Nach 5 Minuten und 15 Sekunden
Ich bin nicht so mutig wie viele andere Eisschwimmer. Mein Staffelkollege Andreas Waschburger hat den Ärmelkanal in Weltrekordzeit durchschwommen, der erste deutsche Eisschwimm-Weltmeister Christof Wandratsch den Bodensee. Für die 64 Kilometer brauchte er knapp 21 Stunden.
Er ist eine ganze Nacht durchgeschwommen. Allen Welsen zum Trotz.

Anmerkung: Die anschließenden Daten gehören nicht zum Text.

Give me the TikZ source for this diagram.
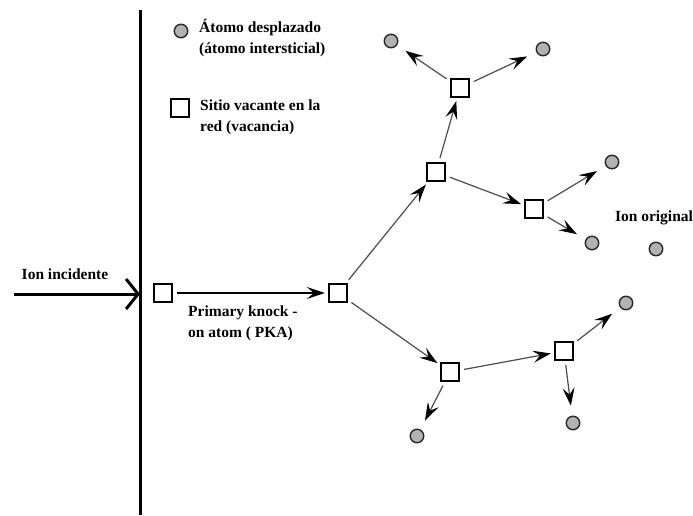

Nach 5 Minuten und 15 Sekunden erreiche ich unversehrt die Leiter. Während ich mich aus dem See ziehe, bemerke ich asiatische Touristen, die mein Abenteuer mitgefilmt haben. Womöglich bin ich, der bescheuerte Deutsche, inzwischen ein Social-Media-Star in Japan oder Korea, ohne es zu wissen.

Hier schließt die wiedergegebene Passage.